I attended Ken Pugh‘s session on agile requirements management today on the SQE‘s Agile Development Practices conference. What surprised me was that most participants were newcomers to agile – stuff like user stories, planing poker, story points etc. were a complete novelty to them. Judging from the questions & teamwork during the session and the chats during the breaks I have to say that we are doing pretty good as a team in this area. We have a pretty good process for starting projects and getting requirements from clients in an agile way. We get the most important user stories within one few-hour long initial backlog creation session – and then refine and evolve the backlog together with the client as the project develops.

Many of the techniques presented by Ken were applicable mainly to projects ranging from large to huge – and in corporate environment. But still I walked from that sessions with few ideas how we could improve what we do – and add to our toolbox for a bigger project when it comes our way.
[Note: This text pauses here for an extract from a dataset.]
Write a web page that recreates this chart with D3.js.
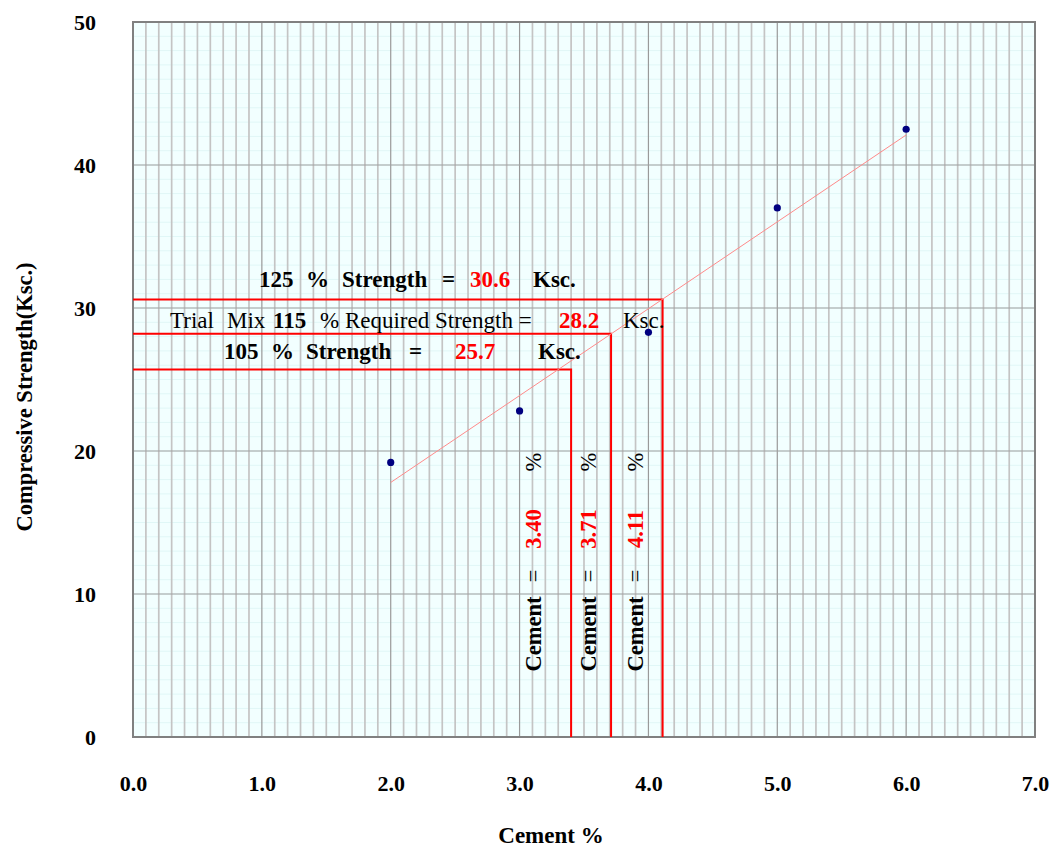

One of the things Ken demonstrated was Business Value Points technique. The idea is to capture the relative business value of each user story as seen by the customer. It works pretty much the same as story points for effort or difficulty: stakeholders can do “planning poker” on perceived business value of each user story. As with each poker-style estimating only stories where there is a disagreement in the group get discussed at length and a consensus is achieved. The result can be then one of the factors in the planning sessions. Or it can be used along with story points to calculate how much value for the effort could be obtained. It is – I think – a great process for fostering some agreement on the priorities when instead of one product owner we have a group with different interestes.

Overall, this was an interesting day and I’m looking forward to tomorrow.